**Problem:**
Return all of the data exactly, with nothing left out but the pictures.

**Given information:**
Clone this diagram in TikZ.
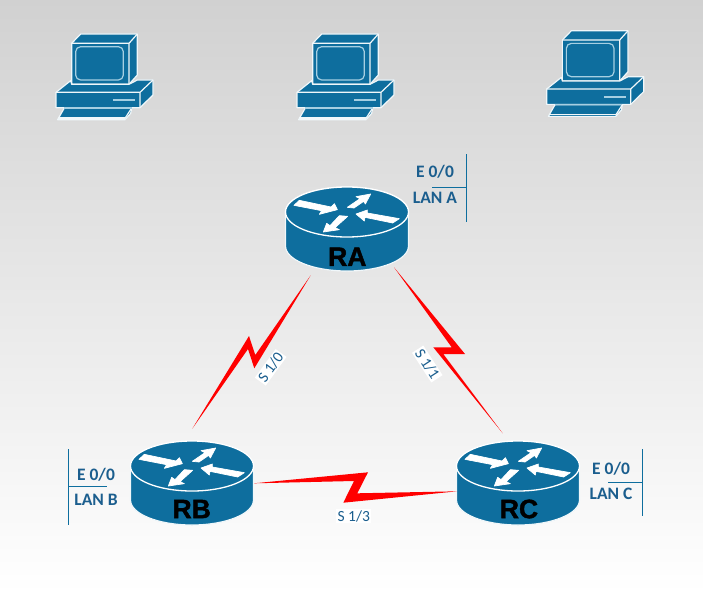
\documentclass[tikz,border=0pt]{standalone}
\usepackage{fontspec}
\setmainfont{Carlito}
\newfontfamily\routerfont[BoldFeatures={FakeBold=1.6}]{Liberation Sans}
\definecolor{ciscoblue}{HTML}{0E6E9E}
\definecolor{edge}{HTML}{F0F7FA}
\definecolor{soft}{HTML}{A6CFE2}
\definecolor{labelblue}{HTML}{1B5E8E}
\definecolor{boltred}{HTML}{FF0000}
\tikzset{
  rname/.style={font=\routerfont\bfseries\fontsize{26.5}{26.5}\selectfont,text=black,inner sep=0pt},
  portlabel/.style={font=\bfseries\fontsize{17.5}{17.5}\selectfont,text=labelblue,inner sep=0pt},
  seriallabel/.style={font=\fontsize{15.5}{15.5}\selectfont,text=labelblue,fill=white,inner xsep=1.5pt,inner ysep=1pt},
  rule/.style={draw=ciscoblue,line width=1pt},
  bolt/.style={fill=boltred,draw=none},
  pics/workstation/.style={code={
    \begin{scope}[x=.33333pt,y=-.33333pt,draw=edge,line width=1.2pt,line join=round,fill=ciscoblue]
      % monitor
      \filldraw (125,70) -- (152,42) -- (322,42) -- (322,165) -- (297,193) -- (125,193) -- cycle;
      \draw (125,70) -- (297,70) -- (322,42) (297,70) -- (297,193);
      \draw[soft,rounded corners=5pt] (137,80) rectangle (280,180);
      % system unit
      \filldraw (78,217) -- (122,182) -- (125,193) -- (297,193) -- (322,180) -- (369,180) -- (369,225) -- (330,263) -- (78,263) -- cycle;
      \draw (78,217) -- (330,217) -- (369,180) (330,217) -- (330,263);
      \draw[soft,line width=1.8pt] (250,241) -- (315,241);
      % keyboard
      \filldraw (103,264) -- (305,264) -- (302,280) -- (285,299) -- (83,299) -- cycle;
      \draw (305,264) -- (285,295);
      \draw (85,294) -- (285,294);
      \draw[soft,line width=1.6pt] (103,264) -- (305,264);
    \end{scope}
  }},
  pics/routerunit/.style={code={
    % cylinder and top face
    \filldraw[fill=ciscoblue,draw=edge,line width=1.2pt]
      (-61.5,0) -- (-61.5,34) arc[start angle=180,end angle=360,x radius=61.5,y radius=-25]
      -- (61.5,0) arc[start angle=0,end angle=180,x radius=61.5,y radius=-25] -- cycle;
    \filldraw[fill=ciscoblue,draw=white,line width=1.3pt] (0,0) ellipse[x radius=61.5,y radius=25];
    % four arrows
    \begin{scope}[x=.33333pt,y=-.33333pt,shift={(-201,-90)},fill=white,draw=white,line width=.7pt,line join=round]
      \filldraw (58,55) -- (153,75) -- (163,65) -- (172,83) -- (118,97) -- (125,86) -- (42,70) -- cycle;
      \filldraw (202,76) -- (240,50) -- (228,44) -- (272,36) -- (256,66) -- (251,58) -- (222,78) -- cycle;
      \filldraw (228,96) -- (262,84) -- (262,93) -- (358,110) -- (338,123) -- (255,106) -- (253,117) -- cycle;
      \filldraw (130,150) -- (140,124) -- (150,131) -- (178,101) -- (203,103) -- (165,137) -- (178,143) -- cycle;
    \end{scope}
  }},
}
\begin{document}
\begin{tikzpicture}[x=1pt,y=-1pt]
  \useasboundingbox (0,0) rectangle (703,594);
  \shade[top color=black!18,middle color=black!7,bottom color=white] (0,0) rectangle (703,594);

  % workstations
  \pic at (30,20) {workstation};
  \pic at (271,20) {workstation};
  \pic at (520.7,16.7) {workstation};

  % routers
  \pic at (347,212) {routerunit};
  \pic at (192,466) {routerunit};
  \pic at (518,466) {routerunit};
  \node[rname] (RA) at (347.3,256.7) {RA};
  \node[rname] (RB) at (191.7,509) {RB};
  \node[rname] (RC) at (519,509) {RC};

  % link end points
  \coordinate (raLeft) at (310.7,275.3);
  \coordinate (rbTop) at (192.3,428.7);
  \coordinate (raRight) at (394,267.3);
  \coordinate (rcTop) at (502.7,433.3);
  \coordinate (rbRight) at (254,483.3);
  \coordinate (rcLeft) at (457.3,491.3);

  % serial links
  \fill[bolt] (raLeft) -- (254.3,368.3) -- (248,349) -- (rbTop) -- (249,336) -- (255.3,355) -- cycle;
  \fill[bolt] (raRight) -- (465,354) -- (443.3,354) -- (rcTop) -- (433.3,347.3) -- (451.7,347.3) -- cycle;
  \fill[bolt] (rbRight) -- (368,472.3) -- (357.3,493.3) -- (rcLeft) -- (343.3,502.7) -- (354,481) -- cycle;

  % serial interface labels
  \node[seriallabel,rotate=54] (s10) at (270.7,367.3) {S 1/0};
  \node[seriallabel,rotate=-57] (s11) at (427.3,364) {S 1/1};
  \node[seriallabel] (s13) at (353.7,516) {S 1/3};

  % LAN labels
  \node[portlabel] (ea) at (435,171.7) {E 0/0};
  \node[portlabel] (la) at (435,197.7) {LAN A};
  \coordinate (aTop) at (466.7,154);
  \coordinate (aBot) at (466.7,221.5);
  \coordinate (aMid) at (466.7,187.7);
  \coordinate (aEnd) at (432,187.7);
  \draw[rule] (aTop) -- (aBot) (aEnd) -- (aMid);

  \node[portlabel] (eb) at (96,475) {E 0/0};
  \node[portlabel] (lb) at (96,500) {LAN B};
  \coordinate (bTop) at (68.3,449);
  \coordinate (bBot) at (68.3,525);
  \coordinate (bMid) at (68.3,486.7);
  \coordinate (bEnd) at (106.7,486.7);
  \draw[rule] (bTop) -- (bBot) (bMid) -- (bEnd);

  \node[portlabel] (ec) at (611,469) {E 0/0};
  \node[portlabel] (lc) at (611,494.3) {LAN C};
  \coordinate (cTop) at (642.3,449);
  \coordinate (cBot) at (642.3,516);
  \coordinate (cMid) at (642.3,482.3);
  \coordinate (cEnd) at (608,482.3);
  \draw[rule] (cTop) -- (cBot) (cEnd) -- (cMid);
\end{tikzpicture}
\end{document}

**Response to this task:**
Clone this diagram in TikZ.
\documentclass[tikz,border=0pt]{standalone}
\usepackage{fontspec}
\setmainfont{Carlito}
\newfontfamily\routerfont[BoldFeatures={FakeBold=1.6}]{Liberation Sans}
\definecolor{ciscoblue}{HTML}{0E6E9E}
\definecolor{edge}{HTML}{F0F7FA}
\definecolor{soft}{HTML}{A6CFE2}
\definecolor{labelblue}{HTML}{1B5E8E}
\definecolor{boltred}{HTML}{FF0000}
\tikzset{
  rname/.style={font=\routerfont\bfseries\fontsize{26.5}{26.5}\selectfont,text=black,inner sep=0pt},
  portlabel/.style={font=\bfseries\fontsize{17.5}{17.5}\selectfont,text=labelblue,inner sep=0pt},
  seriallabel/.style={font=\fontsize{15.5}{15.5}\selectfont,text=labelblue,fill=white,inner xsep=1.5pt,inner ysep=1pt},
  rule/.style={draw=ciscoblue,line width=1pt},
  bolt/.style={fill=boltred,draw=none},
  pics/workstation/.style={code={
    \begin{scope}[x=.33333pt,y=-.33333pt,draw=edge,line width=1.2pt,line join=round,fill=ciscoblue]
      % monitor
      \filldraw (125,70) -- (152,42) -- (322,42) -- (322,165) -- (297,193) -- (125,193) -- cycle;
      \draw (125,70) -- (297,70) -- (322,42) (297,70) -- (297,193);
      \draw[soft,rounded corners=5pt] (137,80) rectangle (280,180);
      % system unit
      \filldraw (78,217) -- (122,182) -- (125,193) -- (297,193) -- (322,180) -- (369,180) -- (369,225) -- (330,263) -- (78,263) -- cycle;
      \draw (78,217) -- (330,217) -- (369,180) (330,217) -- (330,263);
      \draw[soft,line width=1.8pt] (250,241) -- (315,241);
      % keyboard
      \filldraw (103,264) -- (305,264) -- (302,280) -- (285,299) -- (83,299) -- cycle;
      \draw (305,264) -- (285,295);
      \draw (85,294) -- (285,294);
      \draw[soft,line width=1.6pt] (103,264) -- (305,264);
    \end{scope}
  }},
  pics/routerunit/.style={code={
    % cylinder and top face
    \filldraw[fill=ciscoblue,draw=edge,line width=1.2pt]
      (-61.5,0) -- (-61.5,34) arc[start angle=180,end angle=360,x radius=61.5,y radius=-25]
      -- (61.5,0) arc[start angle=0,end angle=180,x radius=61.5,y radius=-25] -- cycle;
    \filldraw[fill=ciscoblue,draw=white,line width=1.3pt] (0,0) ellipse[x radius=61.5,y radius=25];
    % four arrows
    \begin{scope}[x=.33333pt,y=-.33333pt,shift={(-201,-90)},fill=white,draw=white,line width=.7pt,line join=round]
      \filldraw (58,55) -- (153,75) -- (163,65) -- (172,83) -- (118,97) -- (125,86) -- (42,70) -- cycle;
      \filldraw (202,76) -- (240,50) -- (228,44) -- (272,36) -- (256,66) -- (251,58) -- (222,78) -- cycle;
      \filldraw (228,96) -- (262,84) -- (262,93) -- (358,110) -- (338,123) -- (255,106) -- (253,117) -- cycle;
      \filldraw (130,150) -- (140,124) -- (150,131) -- (178,101) -- (203,103) -- (165,137) -- (178,143) -- cycle;
    \end{scope}
  }},
}
\begin{document}
\begin{tikzpicture}[x=1pt,y=-1pt]
  \useasboundingbox (0,0) rectangle (703,594);
  \shade[top color=black!18,middle color=black!7,bottom color=white] (0,0) rectangle (703,594);

  % workstations
  \pic at (30,20) {workstation};
  \pic at (271,20) {workstation};
  \pic at (520.7,16.7) {workstation};

  % routers
  \pic at (347,212) {routerunit};
  \pic at (192,466) {routerunit};
  \pic at (518,466) {routerunit};
  \node[rname] (RA) at (347.3,256.7) {RA};
  \node[rname] (RB) at (191.7,509) {RB};
  \node[rname] (RC) at (519,509) {RC};

  % link end points
  \coordinate (raLeft) at (310.7,275.3);
  \coordinate (rbTop) at (192.3,428.7);
  \coordinate (raRight) at (394,267.3);
  \coordinate (rcTop) at (502.7,433.3);
  \coordinate (rbRight) at (254,483.3);
  \coordinate (rcLeft) at (457.3,491.3);

  % serial links
  \fill[bolt] (raLeft) -- (254.3,368.3) -- (248,349) -- (rbTop) -- (249,336) -- (255.3,355) -- cycle;
  \fill[bolt] (raRight) -- (465,354) -- (443.3,354) -- (rcTop) -- (433.3,347.3) -- (451.7,347.3) -- cycle;
  \fill[bolt] (rbRight) -- (368,472.3) -- (357.3,493.3) -- (rcLeft) -- (343.3,502.7) -- (354,481) -- cycle;

  % serial interface labels
  \node[seriallabel,rotate=54] (s10) at (270.7,367.3) {S 1/0};
  \node[seriallabel,rotate=-57] (s11) at (427.3,364) {S 1/1};
  \node[seriallabel] (s13) at (353.7,516) {S 1/3};

  % LAN labels
  \node[portlabel] (ea) at (435,171.7) {E 0/0};
  \node[portlabel] (la) at (435,197.7) {LAN A};
  \coordinate (aTop) at (466.7,154);
  \coordinate (aBot) at (466.7,221.5);
  \coordinate (aMid) at (466.7,187.7);
  \coordinate (aEnd) at (432,187.7);
  \draw[rule] (aTop) -- (aBot) (aEnd) -- (aMid);

  \node[portlabel] (eb) at (96,475) {E 0/0};
  \node[portlabel] (lb) at (96,500) {LAN B};
  \coordinate (bTop) at (68.3,449);
  \coordinate (bBot) at (68.3,525);
  \coordinate (bMid) at (68.3,486.7);
  \coordinate (bEnd) at (106.7,486.7);
  \draw[rule] (bTop) -- (bBot) (bMid) -- (bEnd);

  \node[portlabel] (ec) at (611,469) {E 0/0};
  \node[portlabel] (lc) at (611,494.3) {LAN C};
  \coordinate (cTop) at (642.3,449);
  \coordinate (cBot) at (642.3,516);
  \coordinate (cMid) at (642.3,482.3);
  \coordinate (cEnd) at (608,482.3);
  \draw[rule] (cTop) -- (cBot) (cEnd) -- (cMid);
\end{tikzpicture}
\end{document}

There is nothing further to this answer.